This being during my Panniar tenure, my guess is that this would likely have been during the winter of 1977. While memories fade, what I do recall is winding my way out of the High Range club all dolled up in my special occasion bandh gala jacket and while I don’t really remember what the occasion may have been, I wouldn’t be far off the mark with a guess that this episode was during one of Club meets.
The meets were annual events, planned well in advance with the calendar being finalised between all the Planters Clubs spread out through South India, with each club alternating between ‘home’ and ‘away’ with another, one year to the next. When it was the turn of the HRC to be hosting the event, planters of all seniorities from one of the other planting districts would converge to the High Ranges for three days of interclub sports competitions during the days, followed by serious binge drinking which would commence well before the sun had called it a day and would then stretch into the wee hours of the morning.
With the weather in the High Ranges, especially during the winter months and the monsoons, tending to be bitterly cold and since all SDs had only their bikes for transportation, we made sure that we was always well clad with layers of clothing to keep body and soul together, with the outermost layer being a knee length size canvas raincoat. This most essential piece of a young planters apparel, with the weather being unpredictable and since one never knew when one would be riding into some localised shower, was almost like a permanent fixture on the bikes of all SDs, to be donned at short notice over whatever else one may have been wearing. That this protective rain gear, always draped across the petrol tank of the Bullet, was a filthy and rather smelly bit of clothing would be an understatement. Liberally smudged with patches of grease, petrol and all manner of indescribable muck, each such raincoat was almost akin to being the young planters personalised calling card.
In the charming hierarchal society of the High Ranges, while the PDs and senior assistants (those who had ascended the ladder a couple of rungs to reach the ‘I possess a car’ level) had the privilege of parking their cars in the front side of the club, we junior SDs were confined to what was almost a metal cage tucked away besides the staff entrance at the rear. It was in this metal cage that we would pile in our respective bikes, to troop into the men’s to divest ourselves off all the outer coverings after which we’d march into the main club looking half decent.
Having meandered off on that rather long diversion, I’m now getting back to that day in 1977, which is where I started this story.
With sufficient liquid sustenance under by belt and having done well for myself at the bar, I sort of drifted out of the club togged in my party frock, to where my bike was parked. From the bike’s side box I pulled out my extra jacket which went over the bandh-gala, over which I struggled into my trusty canvas raincoat. Pulling on my gloves and switching on the bike’s ignition, apparently having forgotten to turn off the headlight switch when I parked my bike on arrival at the club earlier in the evening, the moment I kicked the engine into life, the headlight bulb shone very brightly for all of a split second before going dead. Headlight bulbs on these hardy bikes going on the blink in just this manner was not an uncommon occurrence and something which one took in one’s stride. Which happening now, bearing in mind that this was at 3 O’clock on a very dark night, was somewhat larger than that ‘stride’.

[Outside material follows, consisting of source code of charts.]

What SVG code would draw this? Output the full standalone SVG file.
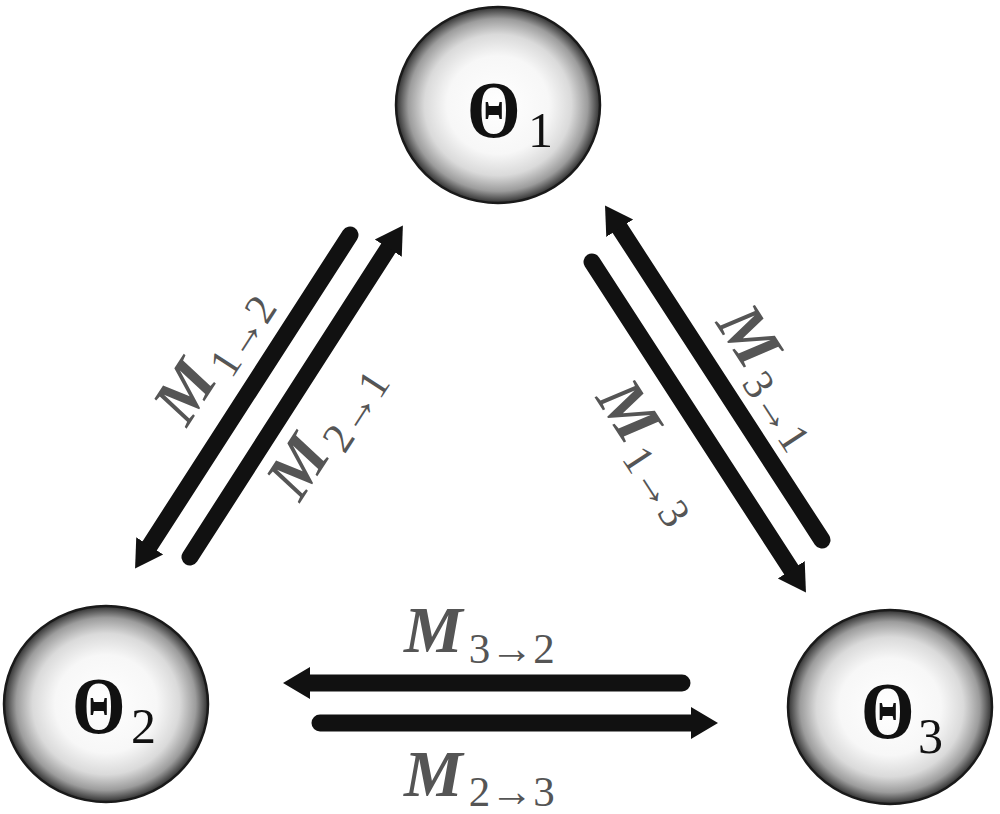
<svg xmlns="http://www.w3.org/2000/svg" width="1000" height="814" viewBox="0 0 1000 814">
  <defs>
    <radialGradient id="ball" cx="50%" cy="50%" r="50%">
      <stop offset="0" stop-color="#ffffff"/>
      <stop offset="0.5" stop-color="#f7f7f7"/>
      <stop offset="0.72" stop-color="#dadada"/>
      <stop offset="0.88" stop-color="#9c9c9c"/>
      <stop offset="1" stop-color="#303030"/>
    </radialGradient>
    <marker id="head" markerUnits="userSpaceOnUse" markerWidth="40" markerHeight="40" refX="5" refY="16" orient="auto" viewBox="0 0 40 32">
      <path d="M0,0 L27,16 L0,32 z" fill="#111"/>
    </marker>
  </defs>
  <style>
    .node ellipse { fill: url(#ball); stroke: #1a1a1a; stroke-width: 2.5; }
    .theta { font-family: "Liberation Serif", "DejaVu Serif", serif; fill: #111; }
    .big { font-size: 80px; font-weight: bold; }
    .sub { font-size: 50px; }
    .conn line { stroke: #111; stroke-width: 17; stroke-linecap: round; }
    .conn line.arr { marker-end: url(#head); }
    .lbl { font-family: "Liberation Serif", "DejaVu Serif", serif; fill: #555; }
    .lbl .m { font-size: 66px; font-style: italic; font-weight: bold; }
    .lbl .s { font-size: 43px; }
  </style>

  <g id="node1" class="node">
    <ellipse cx="498" cy="105" rx="102" ry="98"/>
    <text class="theta big" transform="translate(467,137) scale(0.86,1)">Θ</text>
    <text class="theta sub" x="528" y="147">1</text>
  </g>
  <g id="node2" class="node">
    <ellipse cx="106" cy="704" rx="102" ry="98"/>
    <text class="theta big" transform="translate(72,733) scale(0.86,1)">Θ</text>
    <text class="theta sub" x="131" y="743">2</text>
  </g>
  <g id="node3" class="node">
    <ellipse cx="890" cy="707" rx="102" ry="97"/>
    <text class="theta big" transform="translate(861,738) scale(0.86,1)">Θ</text>
    <text class="theta sub" x="918" y="753">3</text>
  </g>

  <g id="connectors" class="conn">
    <line class="arr" x1="350" y1="235" x2="147" y2="550"/>
    <line class="arr" x1="190" y1="557" x2="391" y2="244"/>
    <line class="arr" x1="822" y1="540" x2="617" y2="224"/>
    <line class="arr" x1="592" y1="262" x2="794" y2="574"/>
    <line class="arr" x1="682" y1="683" x2="305" y2="683"/>
    <line class="arr" x1="320" y1="723" x2="696" y2="723"/>
  </g>

  <g id="labels">
    <text class="lbl" transform="translate(187,428) rotate(-57)"><tspan class="m">M</tspan><tspan class="s" dx="6" dy="11">1→2</tspan></text>
    <text class="lbl" transform="translate(300,503) rotate(-57)"><tspan class="m">M</tspan><tspan class="s" dx="6" dy="11">2→1</tspan></text>
    <text class="lbl" transform="translate(715,323) rotate(57)"><tspan class="m">M</tspan><tspan class="s" dx="6" dy="11">3→1</tspan></text>
    <text class="lbl" transform="translate(595,398) rotate(57)"><tspan class="m">M</tspan><tspan class="s" dx="6" dy="11">1→3</tspan></text>
    <text class="lbl" transform="translate(404,652)"><tspan class="m">M</tspan><tspan class="s" dx="6" dy="11">3→2</tspan></text>
    <text class="lbl" transform="translate(404,796)"><tspan class="m">M</tspan><tspan class="s" dx="6" dy="10">2→3</tspan></text>
  </g>
</svg>
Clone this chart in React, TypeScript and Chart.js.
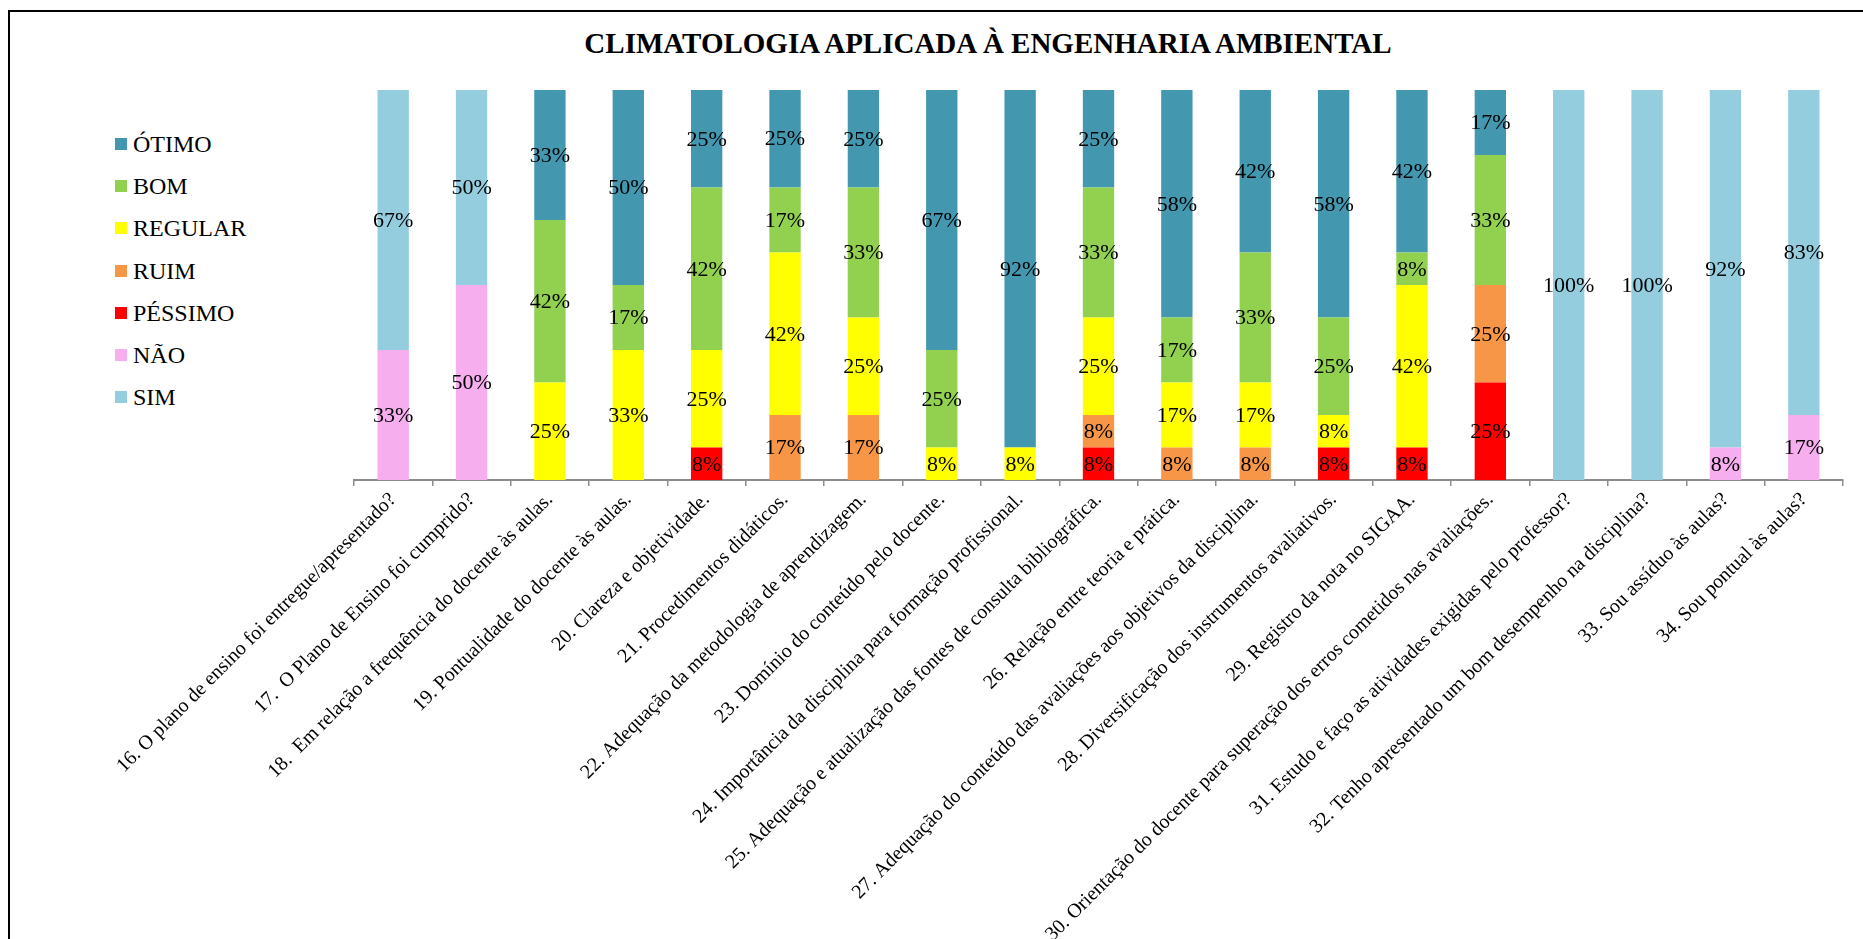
import React, { useEffect, useRef } from "react";
import { Chart, registerables } from "chart.js";

Chart.register(...registerables);

const TITLE = "CLIMATOLOGIA APLICADA À ENGENHARIA AMBIENTAL";

const CATEGORIES = [
  "16. O plano de ensino foi entregue/apresentado?",
  "17.  O Plano de Ensino foi cumprido?",
  "18.  Em relação a frequência do docente às aulas.",
  "19. Pontualidade do docente às aulas.",
  "20. Clareza e objetividade.",
  "21. Procedimentos didáticos.",
  "22. Adequação da metodologia de aprendizagem.",
  "23. Domínio do conteúdo pelo docente.",
  "24. Importância da disciplina para formação profissional.",
  "25. Adequação e atualização das fontes de consulta bibliográfica.",
  "26. Relação entre teoria e prática.",
  "27. Adequação do conteúdo das avaliações aos objetivos da disciplina.",
  "28. Diversificação dos instrumentos avaliativos.",
  "29. Registro da nota no SIGAA.",
  "30. Orientação do docente para superação dos erros cometidos nas avaliações.",
  "31. Estudo e faço as atividades exigidas pelo professor?",
  "32. Tenho apresentado um bom desempenho na disciplina?",
  "33. Sou assíduo às aulas?",
  "34. Sou pontual às aulas?",
];

// values in % (stacked bottom to top: PÉSSIMO, RUIM, REGULAR, BOM, ÓTIMO, NÃO, SIM)
const PESSIMO = [0, 0, 0, 0, 8.33, 0, 0, 0, 0, 8.33, 0, 0, 8.33, 8.33, 25, 0, 0, 0, 0];
const RUIM = [0, 0, 0, 0, 0, 16.67, 16.67, 0, 0, 8.33, 8.33, 8.33, 0, 0, 25, 0, 0, 0, 0];
const REGULAR = [0, 0, 25, 33.33, 25, 41.67, 25, 8.33, 8.33, 25, 16.67, 16.67, 8.33, 41.67, 0, 0, 0, 0, 0];
const BOM = [0, 0, 41.67, 16.67, 41.67, 16.67, 33.33, 25, 0, 33.33, 16.67, 33.33, 25, 8.33, 33.33, 0, 0, 0, 0];
const OTIMO = [0, 0, 33.33, 50, 25, 25, 25, 66.67, 91.67, 25, 58.33, 41.67, 58.33, 41.67, 16.67, 0, 0, 0, 0];
const NAO = [33.33, 50, 0, 0, 0, 0, 0, 0, 0, 0, 0, 0, 0, 0, 0, 0, 0, 8.33, 16.67];
const SIM = [66.67, 50, 0, 0, 0, 0, 0, 0, 0, 0, 0, 0, 0, 0, 0, 100, 100, 91.67, 83.33];

const SERIES = [
  { name: "PÉSSIMO", data: PESSIMO, color: "#FF0000" },
  { name: "RUIM", data: RUIM, color: "#F79646" },
  { name: "REGULAR", data: REGULAR, color: "#FFFF00" },
  { name: "BOM", data: BOM, color: "#92D050" },
  { name: "ÓTIMO", data: OTIMO, color: "#4398AF" },
  { name: "NÃO", data: NAO, color: "#F6AEEE" },
  { name: "SIM", data: SIM, color: "#94CDDD" },
];

const LEGEND_ORDER = ["ÓTIMO", "BOM", "REGULAR", "RUIM", "PÉSSIMO", "NÃO", "SIM"];

const FONT = '"Liberation Serif", "Times New Roman", serif';

const segLabels = {
  id: "segLabels",
  afterDatasetsDraw(chart: any) {
    const ctx = chart.ctx;
    ctx.save();
    ctx.font = '22px "Liberation Serif"';
    ctx.fillStyle = "#000";
    ctx.textAlign = "center";
    ctx.textBaseline = "middle";
    chart.data.datasets.forEach((ds: any, i: number) => {
      const meta = chart.getDatasetMeta(i);
      meta.data.forEach((bar: any, j: number) => {
        const v = ds.data[j];
        if (!v) return;
        const p = bar.getProps(["x", "y", "base"], true);
        ctx.fillText(Math.round(v) + "%", p.x, (p.y + p.base) / 2 + 1);
      });
    });
    ctx.restore();
  },
};

export default function App() {
  const ref = useRef<HTMLCanvasElement | null>(null);

  useEffect(() => {
    if (!ref.current) return;
    const chart = new Chart(ref.current, {
      type: "bar",
      data: {
        labels: CATEGORIES,
        datasets: SERIES.map((s) => ({
          label: s.name,
          data: s.data,
          backgroundColor: s.color,
          borderWidth: 0,
          barPercentage: 0.4,
          categoryPercentage: 1,
        })),
      },
      options: {
        animation: false,
        responsive: true,
        maintainAspectRatio: false,
        layout: { padding: { left: 354, right: 20, top: 90, bottom: 0 } },
        plugins: {
          legend: { display: false },
          title: { display: false },
          tooltip: { enabled: false },
        },
        scales: {
          x: {
            stacked: true,
            grid: {
              display: true,
              drawOnChartArea: false,
              drawTicks: true,
              tickLength: 6,
              color: "#8c8c8c",
              lineWidth: 1.5,
              offset: true,
            },
            border: { display: true, color: "#8c8c8c", width: 2 },
            ticks: {
              autoSkip: false,
              maxRotation: 45,
              minRotation: 45,
              color: "#000",
              padding: 2,
              font: { family: "Liberation Serif", size: 20 },
            },
            afterFit: (s: any) => {
              s.height = 459;
            },
          },
          y: { stacked: true, display: false, min: 0, max: 100 },
        },
      },
      plugins: [segLabels],
    });
    return () => chart.destroy();
  }, []);

  return (
    <div
      style={{
        position: "fixed",
        left: 0,
        top: 0,
        width: 1863,
        height: 939,
        overflow: "hidden",
        background: "#fff",
      }}
    >
      <div
        style={{
          position: "absolute",
          left: 8,
          top: 10,
          width: 1900,
          height: 1000,
          borderLeft: "2px solid #000",
          borderTop: "2px solid #000",
        }}
      />
      <div
        style={{
          position: "absolute",
          left: 988 - 500,
          top: 26,
          width: 1000,
          textAlign: "center",
          font: `bold 29px/34px ${FONT}`,
          color: "#000",
          whiteSpace: "nowrap",
        }}
      >
        {TITLE}
      </div>
      {LEGEND_ORDER.map((name, i) => {
        const s = SERIES.find((x) => x.name === name)!;
        const baseline = 152 + 42.2 * i;
        return (
          <React.Fragment key={name}>
            <div
              style={{
                position: "absolute",
                left: 115,
                top: baseline - 14,
                width: 12,
                height: 12,
                background: s.color,
              }}
            />
            <div
              style={{
                position: "absolute",
                left: 133,
                top: baseline - 20,
                font: `24px/24px ${FONT}`,
                color: "#000",
                whiteSpace: "nowrap",
              }}
            >
              {name}
            </div>
          </React.Fragment>
        );
      })}
      <div style={{ position: "absolute", left: 0, top: 0, width: 1863, height: 939 }}>
        <canvas ref={ref} />
      </div>
    </div>
  );
}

The cold wind howling through the bike ‘cage’ having somewhat taken care of my light headedness, it was obvious to me that there was no time to sit around twiddling my thumbs and crying over spilt milk. Morning muster on the estate being sacrosanct, there was no time to waste if one was to be back on Panniar in time to be able to grab a couple of hours of sleep ahead of heading out for the day’s work. Once again digging into the bike’s side box I pulled out the one other piece of a young planters ‘must have’ survival kit – an Eveready torch (probably the only brand of torches available to us back in the day) opened my mouth wide and clenched the rear bulbous end of this rather heavy (it housed three full sized dry batteries) metal tube between my jaws. With that somewhat feeble light keeping me from riding off the road, off I went for the bumpy one and a half hour ride back to Panniar from the club.
It was miserably cold all the way back to the estate, especially when I hit the Lockhart Gap
which, by that time late at night, had a thin layer of frost covering the road surface so that I had to concentrate very hard to ensure that my bike did not ski down the slope with a mind of its own. Which, considering that the road was hewn out of a sheer cliff face and that if one flew off cliff, hitting terra firma almost 500 meters down in the valley would be far from being a soft landing, was not a very pleasant prospect.
And so with my jaw clenched tight and my eyes skewed half shut in concentration and on account of the freezing wind, an hour and a half after heading out from Munnar, I rode over the rickety wooden bridge across the elephant trench into my bungalow compound. Shivering with the cold I dislodged the trusty and very cold torch from between my teeth to find that I literally could not shut my trap! For a VERY long time!
Morning muster was duly attended to with the mother of a headache and a jaw which felt like it had seen better days! The latter, for many, many days!